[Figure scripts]

_ _ _

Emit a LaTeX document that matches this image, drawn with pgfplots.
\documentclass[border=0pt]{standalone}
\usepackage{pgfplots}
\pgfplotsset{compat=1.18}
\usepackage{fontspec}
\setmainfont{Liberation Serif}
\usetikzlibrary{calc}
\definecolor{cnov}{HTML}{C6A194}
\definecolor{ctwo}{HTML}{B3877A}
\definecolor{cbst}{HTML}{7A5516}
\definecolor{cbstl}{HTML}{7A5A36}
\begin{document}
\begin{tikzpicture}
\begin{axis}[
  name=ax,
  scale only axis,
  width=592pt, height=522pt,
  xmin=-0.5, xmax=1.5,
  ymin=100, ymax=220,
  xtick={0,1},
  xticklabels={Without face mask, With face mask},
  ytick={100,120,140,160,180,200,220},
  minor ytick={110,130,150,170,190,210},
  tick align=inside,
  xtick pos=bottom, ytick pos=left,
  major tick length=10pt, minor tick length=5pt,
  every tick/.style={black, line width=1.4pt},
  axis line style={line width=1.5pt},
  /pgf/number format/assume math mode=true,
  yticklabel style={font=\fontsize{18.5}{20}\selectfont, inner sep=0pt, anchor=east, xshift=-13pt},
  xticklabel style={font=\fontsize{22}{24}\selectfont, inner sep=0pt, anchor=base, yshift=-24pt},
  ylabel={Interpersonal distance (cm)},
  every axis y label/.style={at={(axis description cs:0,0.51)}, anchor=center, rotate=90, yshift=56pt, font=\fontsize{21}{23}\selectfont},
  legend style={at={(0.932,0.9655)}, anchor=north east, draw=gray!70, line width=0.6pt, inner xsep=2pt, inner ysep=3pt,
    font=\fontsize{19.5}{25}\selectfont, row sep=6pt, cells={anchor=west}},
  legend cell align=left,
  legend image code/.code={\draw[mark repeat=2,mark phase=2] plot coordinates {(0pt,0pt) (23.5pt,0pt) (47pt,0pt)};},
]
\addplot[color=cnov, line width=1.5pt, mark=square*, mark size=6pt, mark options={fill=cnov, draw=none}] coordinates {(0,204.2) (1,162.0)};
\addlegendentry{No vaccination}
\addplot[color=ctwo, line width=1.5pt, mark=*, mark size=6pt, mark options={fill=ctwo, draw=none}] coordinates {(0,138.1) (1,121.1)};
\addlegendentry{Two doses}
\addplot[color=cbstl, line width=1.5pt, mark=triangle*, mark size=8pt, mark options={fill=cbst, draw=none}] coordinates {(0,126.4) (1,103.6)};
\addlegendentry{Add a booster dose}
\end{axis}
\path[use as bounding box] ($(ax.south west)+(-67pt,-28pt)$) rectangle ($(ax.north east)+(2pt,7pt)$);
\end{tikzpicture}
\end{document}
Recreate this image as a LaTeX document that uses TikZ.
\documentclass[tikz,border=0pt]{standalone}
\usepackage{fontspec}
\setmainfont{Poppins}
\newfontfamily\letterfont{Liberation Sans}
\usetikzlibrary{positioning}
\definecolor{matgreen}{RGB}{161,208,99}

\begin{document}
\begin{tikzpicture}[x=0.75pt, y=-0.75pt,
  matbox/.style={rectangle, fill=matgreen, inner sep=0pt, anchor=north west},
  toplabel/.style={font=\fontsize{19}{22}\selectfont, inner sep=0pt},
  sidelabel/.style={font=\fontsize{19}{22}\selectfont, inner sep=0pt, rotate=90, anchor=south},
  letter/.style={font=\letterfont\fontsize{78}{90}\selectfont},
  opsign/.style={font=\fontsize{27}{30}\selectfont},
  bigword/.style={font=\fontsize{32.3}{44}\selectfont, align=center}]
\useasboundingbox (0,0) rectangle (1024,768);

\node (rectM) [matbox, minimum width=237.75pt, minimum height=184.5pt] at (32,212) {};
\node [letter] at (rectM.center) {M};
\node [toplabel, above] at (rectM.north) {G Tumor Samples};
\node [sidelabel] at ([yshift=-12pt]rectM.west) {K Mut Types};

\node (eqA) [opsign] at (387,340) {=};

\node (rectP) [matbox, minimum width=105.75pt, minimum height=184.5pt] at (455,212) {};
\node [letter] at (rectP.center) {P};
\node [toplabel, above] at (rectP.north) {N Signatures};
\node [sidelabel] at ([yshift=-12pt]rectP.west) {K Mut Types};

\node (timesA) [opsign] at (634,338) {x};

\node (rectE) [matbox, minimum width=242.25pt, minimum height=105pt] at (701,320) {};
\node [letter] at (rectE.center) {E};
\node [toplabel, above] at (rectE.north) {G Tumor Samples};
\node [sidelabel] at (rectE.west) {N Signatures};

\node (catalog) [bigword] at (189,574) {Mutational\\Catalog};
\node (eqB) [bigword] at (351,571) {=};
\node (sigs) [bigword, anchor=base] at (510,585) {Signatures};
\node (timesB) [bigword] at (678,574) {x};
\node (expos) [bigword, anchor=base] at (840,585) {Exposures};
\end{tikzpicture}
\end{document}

_ _ _

> Exercise details:
Only a number is wanted: how many lines above include "that"?

> Solution:
2